An old (rather easy) contest problem reads as follows:
Each point in a plane is painted one of two colors. Prove that there exist two points exactly one unit apart that are the same color.
This proof can be easily written by constructing an equilateral triangle of side length $1$ unit and asserting that it is impossible for the colors of all three vertices to be pairwise unequal.
However, I was curious about the trickier problem
Each point in a plane is painted one of three colors. Do there exist two points exactly one unit apart that are the same color?
...now, if this happened in $3$-space, I could construct a tetrahedron... but I can't do this in $2$-space. Does this not work with three colors, or is the proof just more complicated? If it doesn't work, how can I construct a counterexample?
We can prove this by finding a more complicated set of points that cannot be colored. One example is known as the Moser spindle:
(The lines mark points that are one unit apart.)

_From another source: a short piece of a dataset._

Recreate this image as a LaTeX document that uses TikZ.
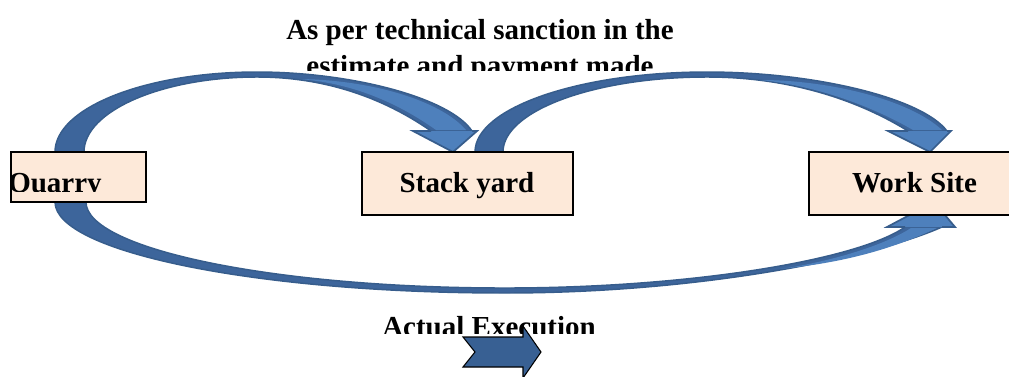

Suppose we try to color these seven points with three colors. Color the point $4$ at the top of the diagram one of them - say, red. Then $3$ and $6$ have to be different both from $4$ and from each other. If we color them blue and green, then $2$ cannot be blue or green, so $2$ has to be red again: same as $4$.
Similarly, we can show that $1$ has to be the same color as $4$. But $1$ and $2$ are also exactly one unit apart, so they must be different colors! Therefore we can't color these seven points (and definitely can't color $\mathbb R^2$) with three colors, without giving two points one unit apart the same color.